Jury Awards $1.5M in Accutane IBD Injury LawsuitMar 12, 2014
At re-trial, a New Jersey jury just awarded awarded more than $1.5 million to a woman who developed a type of inflammatory bowel disease (IBD) after she took the acne drug, Accutane, which is made by Hoffman-LaRoche Inc.
The case is a second win for the woman, whose prior verdict was overturned on appeal. The woman was awarded a judgment of $1.5 million in compensatory and about $88,000 in prior medical expenses. The award followed a one-month trial in which the woman’s attorneys presented evidence revealing that Roche knew that taking Accutane may lead to IBD. Evidence was also presented indicating that Roche did not sufficiently warn about the acne drug’s risks.
The woman began taking Accutane when she was 12 years old to treat her severe recalcitrant nodular acne. She developed ulcerative colitis when she was 15 years of age and her condition worsened until she was forced to undergo colon removal when she was 21 years old in 2006.
The case is the ninth loss for Roche in Accutane liability lawsuits, according to Law360. Many Accutane cases reveal ties between the drug and ulcerative colitis. Lawsuits allege that Roche has not appropriately warned about this risk.
Many thousands of Accutane IBD lawsuits have been pending in a New Jersey mass tort litigation that began in 2006; cases have continued to mount.
Accutane was approved by the U.S. Food and Drug Administration (FDA) in 1986 and the drug has been the focus of controversy ever since. In the late 1980s, Accutane began receiving attention due to its ties to serious birth defects. The drug has also been known to lead to psychiatric problems, including hundreds of suicide cases in the United States, alone.

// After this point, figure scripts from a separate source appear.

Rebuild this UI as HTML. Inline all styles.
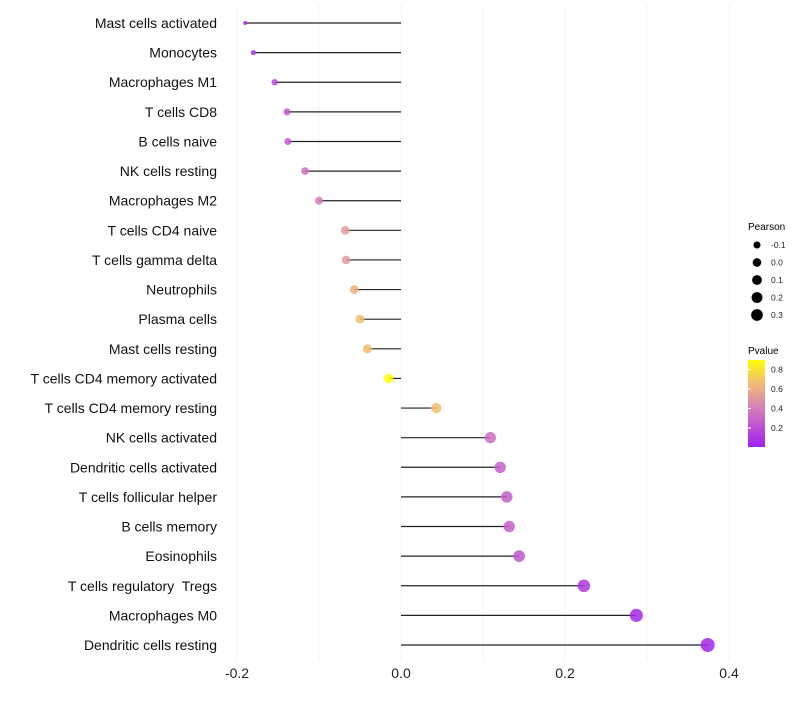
<!DOCTYPE html>
<html><head><meta charset="utf-8"><style>
body{margin:0;background:#fff;font-family:"Liberation Sans",sans-serif}
text{white-space:pre}
</style></head><body>
<svg id="chart" width="800" height="700" xmlns="http://www.w3.org/2000/svg" font-family="Liberation Sans, sans-serif">
<defs><linearGradient id="pg" x1="0" y1="1" x2="0" y2="0">
<stop offset="0" stop-color="#a020f0"/><stop offset="0.45" stop-color="#d67fb8"/><stop offset="0.75" stop-color="#f2c070"/><stop offset="1" stop-color="#ffff00"/></linearGradient></defs>
<g id="grid"></g>
<g id="marks"></g>
<g id="ylabels"></g>
<g id="xlabels"></g>
<g>
<text x="748" y="230" font-size="10">Pearson</text>
<g id="sizeLeg"></g></g>
<g>
<text x="748" y="354" font-size="10">Pvalue</text>
<rect x="748" y="360" width="17" height="87" fill="url(#pg)"/>
<g id="colLeg"></g></g>
</svg>
<script>
const categories=["Mast cells activated","Monocytes","Macrophages M1","T cells CD8","B cells naive","NK cells resting","Macrophages M2","T cells CD4 naive","T cells gamma delta","Neutrophils","Plasma cells","Mast cells resting","T cells CD4 memory activated","T cells CD4 memory resting","NK cells activated","Dendritic cells activated","T cells follicular helper","B cells memory","Eosinophils","T cells regulatory  Tregs","Macrophages M0","Dendritic cells resting"];
const pearson=[-0.190,-0.180,-0.154,-0.139,-0.138,-0.117,-0.100,-0.068,-0.067,-0.057,-0.050,-0.041,-0.015,0.043,0.109,0.121,0.129,0.132,0.144,0.223,0.287,0.374];
const pvalue=[0.05,0.1,0.2,0.25,0.27,0.35,0.42,0.55,0.55,0.65,0.7,0.7,0.95,0.7,0.35,0.3,0.28,0.28,0.25,0.1,0.05,0.02];
const xTicks=[-0.2,0,0.2,0.4];
const xTickLabels=["-0.2","0.0","0.2","0.4"];
const sizeLegVals=[-0.1,0,0.1,0.2,0.3];
const colLegVals=[0.2,0.4,0.6,0.8];
const NS="http://www.w3.org/2000/svg";
const x=v=>401+v*820;
const y=i=>23+i*(622/21);
const r=v=>2+5*Math.sqrt(Math.max(0,(v+0.19)/0.564));
function lerp(a,b,t){return a.map((c,k)=>Math.round(c+(b[k]-c)*t));}
const stops=[[0,[160,32,240]],[0.43,[214,127,184]],[0.7,[242,192,112]],[0.95,[255,255,0]]];
function col(p){p=Math.max(0,Math.min(0.95,p));for(let k=1;k<stops.length;k++){if(p<=stops[k][0]){const t=(p-stops[k-1][0])/(stops[k][0]-stops[k-1][0]);const c=lerp(stops[k-1][1],stops[k][1],t);return `rgb(${c})`;}}return "rgb(255,255,0)";}
function mk(tag,attrs,parent){const e=document.createElementNS(NS,tag);for(const k in attrs)e.setAttribute(k,attrs[k]);document.getElementById(parent).appendChild(e);return e;}
for(let v=-0.2;v<=0.41;v+=0.1){const g=mk("line",{x1:x(v),x2:x(v),y1:5,y2:660,stroke:"#f3f3f3","stroke-width":1},"grid");

}
xTicks.forEach((t,i)=>{const e=mk("text",{x:x(t),y:678,"font-size":14,"text-anchor":"middle",fill:"#222"},"xlabels");e.textContent=xTickLabels[i];

});
categories.forEach((c,i)=>{
const t=mk("text",{x:217,y:y(i)+5,"font-size":14,"text-anchor":"end",fill:"#111"},"ylabels");t.textContent=c;


const l=mk("line",{x1:x(0),x2:x(pearson[i]),y1:y(i),y2:y(i),stroke:"#222","stroke-width":1.2},"marks");


const p=mk("circle",{cx:x(pearson[i]),cy:y(i),r:r(pearson[i]),fill:col(pvalue[i]),"fill-opacity":0.85},"marks");


});
sizeLegVals.forEach((v,i)=>{const cy=245+i*17.5;
const c=mk("circle",{cx:757,cy:cy,r:r(v)*0.88,fill:"#000"},"sizeLeg");


const t=mk("text",{x:771,y:cy+3,"font-size":8.5,fill:"#222"},"sizeLeg");t.textContent=v.toFixed(1);

});
colLegVals.forEach(v=>{const cy=447.5-v*97.5;
const t=mk("text",{x:771,y:cy+3,"font-size":8.5,fill:"#222"},"colLeg");t.textContent=v.toFixed(1);


const l=mk("line",{x1:748,x2:751,y1:cy,y2:cy,stroke:"#fff"},"colLeg");

});
</script>
</body></html>
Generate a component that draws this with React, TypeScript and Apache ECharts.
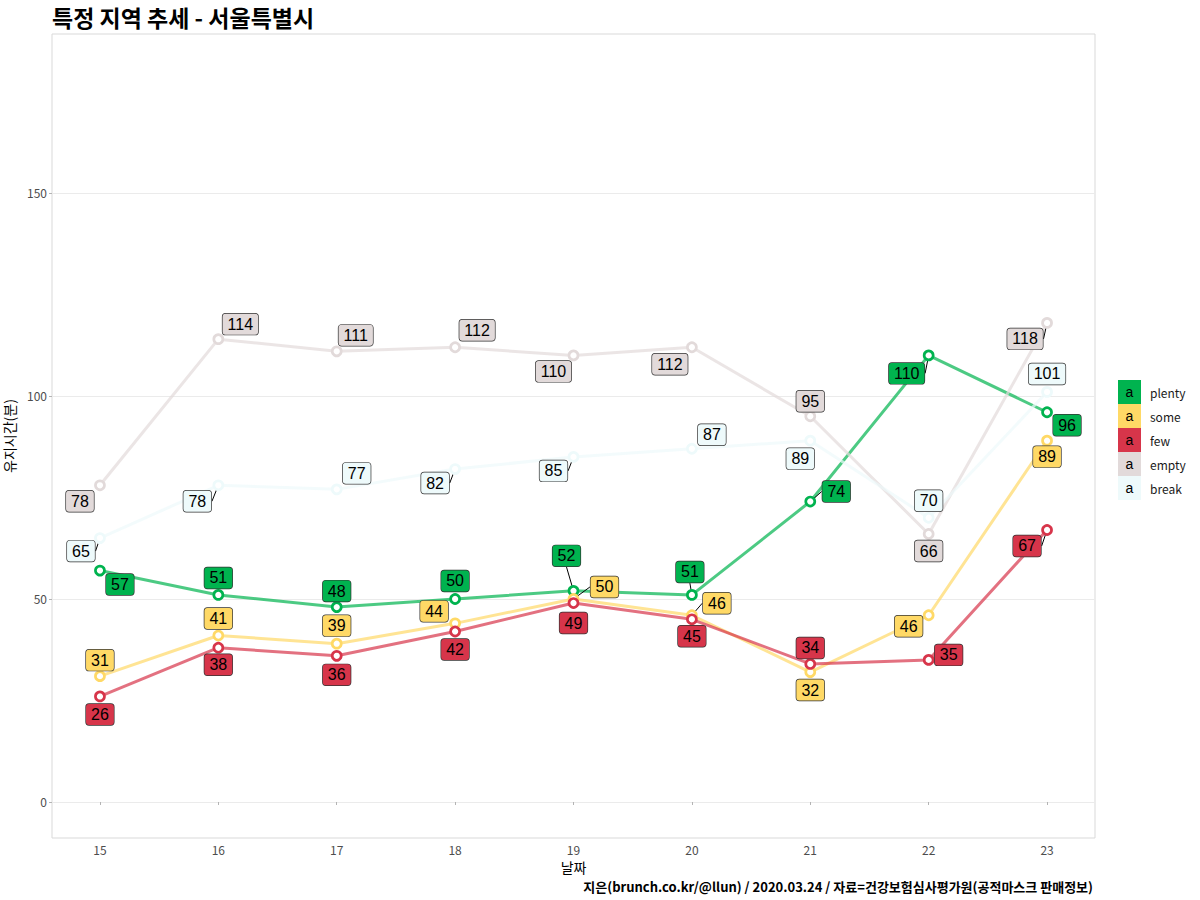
import { useEffect, useRef } from "react";
import * as echarts from "echarts";

const days = [15, 16, 17, 18, 19, 20, 21, 22, 23];
const plenty = [57, 51, 48, 50, 52, 51, 74, 110, 96];
const some = [31, 41, 39, 44, 50, 46, 32, 46, 89];
const few = [26, 38, 36, 42, 49, 45, 34, 35, 67];
const empty = [78, 114, 111, 112, 110, 112, 95, 66, 118];
const brk = [65, 78, 77, 82, 85, 87, 89, 70, 101];
const seriesNames = ["plenty", "some", "few", "empty", "break"];
const seriesValues = [plenty, some, few, empty, brk];
const seriesColors = ["#00B34F", "#FFD966", "#D7354A", "#E2DADA", "#EEFAFB"];
const yTicks = [0, 50, 100, 150];

// label nudges (layout only), per series per day [dx, dy]
const nudges: number[][][] = [
  [[20, 14], [0, -17], [0, -16], [0, -18], [-7, -35], [-2, -23], [26, -10], [-22, 18], [20, 13]],
  [[0, -16], [0, -17], [0, -18], [-21, -12], [31, -12], [25, -12], [0, 18], [-20, 11], [0, 16]],
  [[0, 18], [0, 17], [0, 19], [0, 18], [0, 20], [0, 17], [0, -16], [20, -5], [-20, 16]],
  [[-20, 16], [22, -15], [19, -16], [22, -17], [-20, 16], [-22, 17], [0, -15], [0, 17], [-22, 16]],
  [[-19, 13], [-21, 16], [20, -16], [-20, 14], [-20, 14], [20, -14], [-10, 18], [0, -17], [0, -18]],
];
const connectors: boolean[][] = [
  [false, false, false, false, true, true, true, true, false],
  [false, false, false, false, true, true, false, false, false],
  [false, false, false, false, false, false, false, false, true],
  [false, false, false, false, false, false, false, false, true],
  [true, true, false, true, true, false, false, false, false],
];

const FONT = "'Noto Sans CJK KR', 'Noto Sans', sans-serif";

export default function App() {
  const ref = useRef<HTMLDivElement>(null);
  useEffect(() => {
    document.body.style.margin = "0";
    const chart = echarts.init(ref.current!, null, { renderer: "svg" });
    const series = seriesNames.map((name, si) => ({
      name,
      type: "line",
      data: days.map((d, i) => ({
        value: [d, seriesValues[si][i]],
        labelLine: { show: connectors[si][i] },
      })),
      symbol: "circle",
      symbolSize: 9,
      showAllSymbol: true,
      lineStyle: { color: seriesColors[si], width: 3, opacity: 0.7 },
      itemStyle: { color: "#ffffff", borderColor: seriesColors[si], borderWidth: 2.7 },
      emphasis: { disabled: true },
      label: {
        show: true,
        position: "inside",
        fontSize: 16,
        fontFamily: "'Liberation Sans', Arial, sans-serif",
        color: "#000",
        backgroundColor: seriesColors[si],
        borderColor: "#333",
        borderWidth: 0.7,
        borderRadius: 3,
        padding: [3, 5, 2, 5],
        formatter: (p: any) => String(p.value[1]),
      },
      labelLine: { show: false, lineStyle: { color: "#000", width: 1 } },
      labelLayout: (p: any) => {
        const n = nudges[p.seriesIndex][p.dataIndex];
        return { dx: n[0], dy: n[1] };
      },
      z: 2,
    }));

    const legendItems: any[] = [];
    seriesNames.forEach((name, i) => {
      const y = 380 + i * 24;
      legendItems.push({
        type: "rect",
        shape: { x: 1118, y, width: 23, height: 24 },
        style: { fill: seriesColors[i] },
      });
      legendItems.push({
        type: "text",
        x: 1129.5,
        y: y + 12,
        style: { text: "a", fontSize: 14, fontFamily: "'Liberation Sans', Arial", fill: "#000", align: "center", verticalAlign: "middle" },
      });
      legendItems.push({
        type: "text",
        x: 1150,
        y: y + 12,
        style: { text: name, fontSize: 12, fontFamily: FONT, fill: "#1a1a1a", align: "left", verticalAlign: "middle" },
      });
    });

    chart.setOption({
      animation: false,
      backgroundColor: "#ffffff",
      title: {
        text: "특정 지역 추세 - 서울특별시",
        left: 47,
        top: 0,
        textStyle: { fontSize: 23, fontWeight: "bold", color: "#000", fontFamily: FONT },
      },
      grid: {
        left: 52,
        right: 105,
        top: 34,
        bottom: 62,
        show: true,
        borderColor: "#D9D9D9",
        borderWidth: 1,
        containLabel: false,
        outerBoundsMode: "none",
      },
      xAxis: {
        type: "value",
        min: 14.595,
        max: 23.405,
        splitNumber: 9,
        name: "날짜",
        nameLocation: "middle",
        nameGap: 19,
        nameTextStyle: { fontSize: 14, color: "#000", fontFamily: FONT },
        axisLine: { show: false },
        axisTick: { show: true, length: 3, lineStyle: { color: "#B3B3B3" }, customValues: days },
        axisLabel: { color: "#4D4D4D", fontSize: 12, margin: 5, fontFamily: FONT, customValues: days },
        splitLine: { show: false },
      },
      yAxis: {
        type: "value",
        min: -8.87,
        max: 189.16,
        splitNumber: 4,
        name: "유지시간(분)",
        nameLocation: "middle",
        nameGap: 34,
        nameTextStyle: { fontSize: 14, color: "#000", fontFamily: FONT },
        axisLine: { show: false },
        axisTick: { show: true, length: 3, lineStyle: { color: "#B3B3B3" }, customValues: yTicks },
        axisLabel: {
          color: "#4D4D4D",
          fontSize: 12,
          margin: 5,
          fontFamily: FONT,
          customValues: yTicks,
          formatter: (v: number) => (v % 50 === 0 ? String(v) : ""),
        },
        splitLine: { show: true, lineStyle: { color: "#EBEBEB", width: 1 } },
      },
      graphic: [
        ...legendItems,
        {
          type: "text",
          x: 1093,
          y: 886,
          style: {
            text: "지은(brunch.co.kr/@llun) / 2020.03.24 / 자료=건강보험심사평가원(공적마스크 판매정보)",
            fontSize: 13,
            fontWeight: "bold",
            fontFamily: FONT,
            fill: "#000",
            align: "right",
            verticalAlign: "middle",
          },
        },
      ],
      series,
    });
    return () => chart.dispose();
  }, []);
  return <div ref={ref} style={{ width: 1200, height: 900 }} />;
}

Accutane has also been tied to problems with the liver, kidneys, central nervous system, and the pancreas, as well as the cardiovascular, musculoskeletal, and autoimmune systems. Accutane has also been associated with the very dangerous, sometimes fatal, Stevens-Johnsons syndrome (SJS) skin disorder. SJS attacks the skin and mucous membranes and may spread to internal organs. When more than 30 percent of the body is involved, the disorder is known and Toxic Epidermal Necrolysis (TEN). SJS and TEN are typically treated in hospital burn units.
In 2009, Roche stopped marketing Accutane for economic reasons. When announcing the decision, Roche cited the high cost of product liability lawsuits involving the drug as one of the factors in the decision.